Not only was the casting of the right artist for the right track important to Deaton but high-profile session musicians were carefully recruited to further fine tune the transition from Stones rock to country. Keyboard player Chuck Leavell, who has toured with the Rolling Stones, plays with Texan Koe Wetzel on “Shine A Light,” while harmonica whizz Mickey Raphael, who has recorded with anybody who is anybody in Nashville, top and tails Jimmie Allen’s bluesy version of “Miss You.”


Perhaps the biggest name on the tribute album is Steve Earle. The 1973 hit single “Angie” - largely a Keith composition - is a good choice for the legendary singer-songwriter. While the Stones use an acoustic guitar to drive the intro, Earle, by contrast, is serenaded by the piano before smatterings of fiddle and steel guitar – together with his gritty vocals – stamp his distinctive mark on a sophisticated arrangement.


But, as they sometimes say, the best is actually left to last. The final track sees Wetzel pound out a pulsating version of the much-covered “Shine a Light,” a song Jagger rewrote as a tribute to fellow Stone Brian Jones after he died in 1969. It was released three years later on Exile on Main Street.

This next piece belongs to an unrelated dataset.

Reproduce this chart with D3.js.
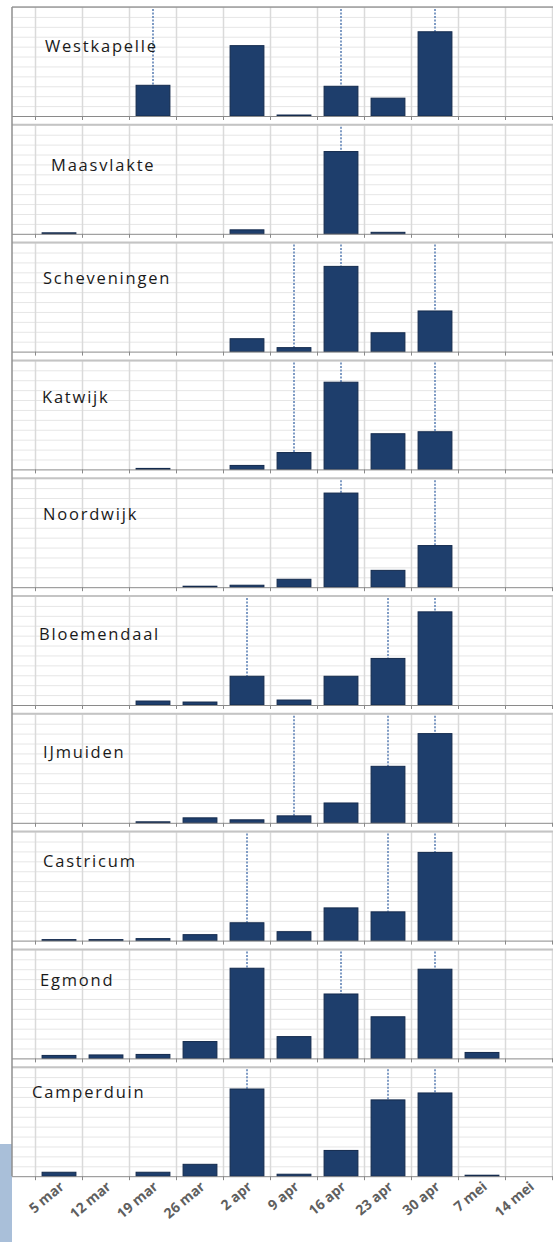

Wetzel’s treatment is instantly appealing, aided by a soothing backing chorus and Leavell’s beautiful piano, as he launches into the classic with one of the most endearing opening verses in the Rolling Stones catalogue:

Saw you stretched out in room ten-o-nine

With a smile on your face and a tear in your right eye

Oh Couldn’t seem to get a line on you

My sweet honey love


In the end there is probably only one thing that matters for the country artists. Little Big Town lead singer Karen Fairchild said it best: “The only thing I’m concerned about is that Mick is going to hear all this, and I hope he doesn’t go “Well that sucks.’”


Karen need not worry, Mick won’t be too concerned. Stone Cold Country is still only rock ‘n roll.